Implementation: Drone Sound Algorithm
The sound design of the drone sound is made in BEAP object with a traditional subtractive synthesizer signal flow. The heavy feedback reverb is added at the last stage of the signal flow to creating the drone feeling. The drone sound is filtered by a low pass filter and the center frequency could be could be manipulated by hand gestures. The hand position data is collected by the leap motion and the classification is done by Wekinator. The overall panning of the system can also be controlled by the hand position.
Implementation: “60” Algorithm
There is a timer in this module. Every 10s it will trigger a midi sequence. There are 5 midi sequence in total. Each midi sequence has the same note, same phrase but play with different tempo. The MIDI notes then sent to Live and the sound design is did in live. Once the timer reach 50s, the sound will go complete chaotic and when the timer reach 60s the sound will stop suddenly. The user could start new session if intended.
The particle cluster is designed based on Federico Foderaro’s patch. The color tracking is used in this section; the wand is panted with green and the center location on the camera will be the center of the cluster. The user can move the wand left and right to create “magic spell”. Also with each 10s adds on, the attractivity of the center of the cluster will decrease, with t=50s the particles will start to do random motion.
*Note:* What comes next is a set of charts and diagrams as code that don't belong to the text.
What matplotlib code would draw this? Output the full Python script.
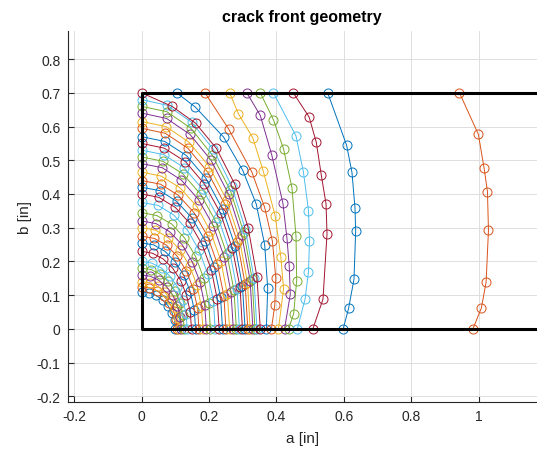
import matplotlib
matplotlib.use("Agg")
import matplotlib.pyplot as plt

plt.rcParams['font.family'] = ['Liberation Sans', 'DejaVu Sans']

# MATLAB default line colours, cycled over the crack fronts
matlab_colors = ['#0072BD', '#D95319', '#EDB120', '#7E2F8E',
                 '#77AC30', '#4DBEEE', '#A2142F']

# plate outline (inches)
plate_width = 1.25
plate_thickness = 0.7

# crack fronts, one row per growth step: a (x) and b (y) of every node
front_a = [
    [0, .022, .043, .062, .078, .090, .098, .100],
    [0, .023, .046, .065, .082, .095, .102, .105],
    [0, .025, .048, .069, .086, .099, .107, .110],
    [0, .026, .051, .074, .092, .106, .115, .118],
    [0, .028, .055, .078, .099, .114, .123, .126],
    [0, .030, .059, .084, .106, .122, .132, .135],
    [0, .033, .064, .092, .116, .133, .144, .148],
    [0, .036, .069, .100, .125, .144, .156, .160],
    [0, .038, .074, .106, .133, .153, .166, .170],
    [0, .041, .079, .113, .142, .164, .177, .182],
    [0, .043, .083, .120, .150, .173, .187, .192],
    [0, .045, .089, .127, .160, .184, .199, .204],
    [0, .049, .095, .136, .170, .196, .213, .218],
    [0, .051, .100, .143, .180, .207, .224, .230],
    [0, .054, .104, .150, .188, .216, .234, .240],
    [0, .056, .109, .156, .196, .225, .244, .250],
    [0, .058, .113, .163, .204, .235, .254, .261],
    [0, .061, .118, .169, .213, .245, .265, .272],
    [0, .063, .122, .175, .220, .253, .274, .281],
    [0, .065, .126, .181, .227, .261, .283, .290],
    [0, .067, .130, .186, .234, .269, .292, .299],
    [0, .068, .133, .191, .240, .277, .299, .307],
    [0, .070, .137, .196, .246, .284, .307, .315],
    [0, .072, .140, .201, .252, .290, .314, .322],
    [0, .074, .143, .206, .258, .297, .322, .330],
    [0, .075, .146, .209, .263, .303, .328, .336],
    [0, .076, .148, .213, .267, .308, .333, .342],
    [0, .090, .160, .222, .276, .316, .342, .352],
    [.104, .159, .243, .300, .340, .365, .374, .370],
    [.188, .258, .327, .365, .388, .398, .395, .385],
    [.261, .287, .330, .361, .396, .413, .421, .406],
    [.312, .352, .386, .419, .431, .438, .441, .424],
    [.352, .391, .421, .446, .458, .460, .451, .436],
    [.391, .458, .480, .495, .498, .495, .485, .462],
    [.450, .497, .518, .533, .547, .550, .538, .508],
    [.552, .608, .624, .633, .635, .630, .614, .598],
    [.943, .999, 1.016, 1.026, 1.029, 1.022, 1.008, .983],
]
front_b = [
    [.110, .107, .099, .086, .069, .048, .025, 0],
    [.125, .122, .113, .098, .078, .054, .028, 0],
    [.140, .137, .126, .109, .087, .061, .031, 0],
    [.160, .156, .144, .125, .100, .069, .036, 0],
    [.180, .176, .162, .141, .112, .078, .040, 0],
    [.200, .195, .180, .156, .125, .087, .045, 0],
    [.230, .224, .207, .180, .143, .100, .051, 0],
    [.255, .249, .230, .199, .159, .111, .057, 0],
    [.275, .268, .248, .215, .171, .119, .061, 0],
    [.300, .293, .270, .235, .187, .130, .067, 0],
    [.320, .312, .288, .250, .199, .139, .071, 0],
    [.345, .336, .311, .270, .215, .150, .077, 0],
    [.375, .366, .338, .293, .234, .163, .084, 0],
    [.400, .390, .360, .313, .249, .174, .089, 0],
    [.420, .410, .378, .328, .262, .182, .094, 0],
    [.440, .429, .396, .344, .274, .191, .098, 0],
    [.465, .453, .419, .364, .290, .202, .104, 0],
    [.490, .478, .441, .383, .305, .213, .109, 0],
    [.510, .497, .460, .399, .318, .221, .114, 0],
    [.530, .517, .478, .414, .330, .230, .118, 0],
    [.550, .536, .496, .430, .343, .239, .123, 0],
    [.570, .556, .514, .446, .355, .247, .127, 0],
    [.595, .580, .536, .465, .371, .258, .133, 0],
    [.615, .600, .554, .481, .383, .267, .137, 0],
    [.640, .624, .577, .500, .399, .278, .143, 0],
    [.660, .644, .595, .516, .411, .286, .147, 0],
    [.680, .663, .613, .532, .424, .295, .152, 0],
    [.700, .660, .610, .535, .430, .300, .155, 0],
    [.700, .658, .569, .470, .370, .250, .120, 0],
    [.700, .593, .465, .360, .260, .150, .070, 0],
    [.700, .638, .566, .467, .336, .213, .119, 0],
    [.700, .633, .516, .373, .270, .185, .102, 0],
    [.700, .620, .534, .418, .274, .143, .045, 0],
    [.700, .572, .465, .351, .262, .170, .089, 0],
    [.700, .628, .554, .456, .371, .282, .088, 0],
    [.700, .545, .464, .358, .289, .147, .061, 0],
    [.700, .577, .477, .407, .292, .139, .062, 0],
]

xticks = [-0.2, 0, 0.2, 0.4, 0.6, 0.8, 1]
xtick_labels = ['-0.2', '0', '0.2', '0.4', '0.6', '0.8', '1']
yticks = [-0.2, -0.1, 0, 0.1, 0.2, 0.3, 0.4, 0.5, 0.6, 0.7, 0.8]
ytick_labels = ['-0.2', '-0.1', '0', '0.1', '0.2', '0.3', '0.4', '0.5', '0.6', '0.7', '0.8']

fig = plt.figure(figsize=(5.37, 4.52), dpi=100)
ax = fig.add_axes([0.1257, 0.1084, 0.8743, 0.8212])

for i, (xs, ys) in enumerate(zip(front_a, front_b)):
    ax.plot(xs, ys, '-o', color=matlab_colors[i % 7], lw=0.7,
            markersize=6.5, markerfacecolor='none', markeredgewidth=0.7)

# specimen outline
ax.plot([plate_width, 0, 0, plate_width], [0, 0, plate_thickness, plate_thickness],
        color='black', lw=2.2, zorder=5)

ax.set_xlim(-0.22, 1.173)
ax.set_ylim(-0.217, 0.884)
ax.set_xticks(xticks)
ax.set_xticklabels(xtick_labels)
ax.set_yticks(yticks)
ax.set_yticklabels(ytick_labels)

ax.grid(True, color='#dfdfdf', lw=0.7)
ax.set_axisbelow(True)
for side in ['top', 'right']:
    ax.spines[side].set_visible(False)
for side in ['left', 'bottom']:
    ax.spines[side].set_color('#262626')
    ax.spines[side].set_linewidth(0.8)
ax.tick_params(direction='in', length=4, width=0.8, colors='#262626',
               labelsize=10, pad=5)

ax.set_xlabel('a [in]', fontsize=11, color='#262626', labelpad=6)
ax.set_ylabel('b [in]', fontsize=11, color='#262626', labelpad=3)
ax.set_title('crack front geometry', fontsize=11.5, fontweight='bold', pad=7)

fig.savefig('out.png', dpi=100)
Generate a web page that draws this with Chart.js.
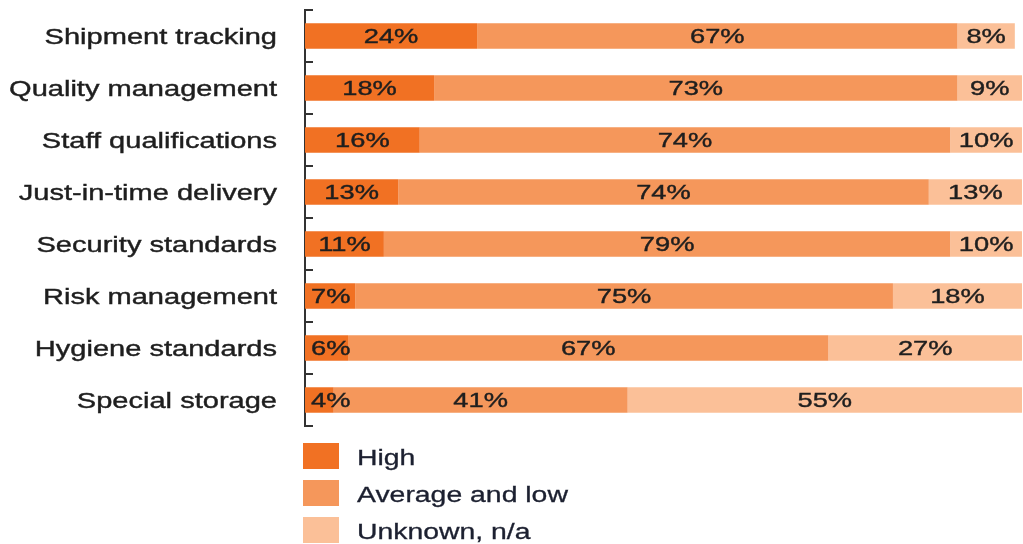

As the project’s main inspiration on gesture mapping is “Magic’, it is supposed to be mysterious to creating the astonishing performance experience. However, at the same time the transparency should not be compensated. The solution is to have well detailed tutorials so that once figure out, the system is easy to learn. As I experienced during the project demonstration, with explanation, people get familiar and enjoy the instrument quickly. Therefore, the challenge is solved at the end.
Low floor/High Ceiling Design
Since the midi notes in the lead vocal (wind bell sounds) are mapped to C major pentatonic scales so this module everything will sounds harmonic. Therefore, even for a user without any background, they could play the instrument without any issue. On the other hand, the micro level controllability such as the velocity controller bring up the high ceiling of the system so that the system could be interesting to use over an extended period of time. As the system is also help to create a tension between instrument and user, it aims to push the limits of professional musicians’ skills. Therefore, the system has a low floor and a high ceiling.
Reliability and Future Works
Sometimes the classification of Wekinator will slow down the system (this is also appear in the Demo video down below, I should record a new video without slow down visual presentation recently). In future, a better machine learning classification method should be used to extend the reliability of the system.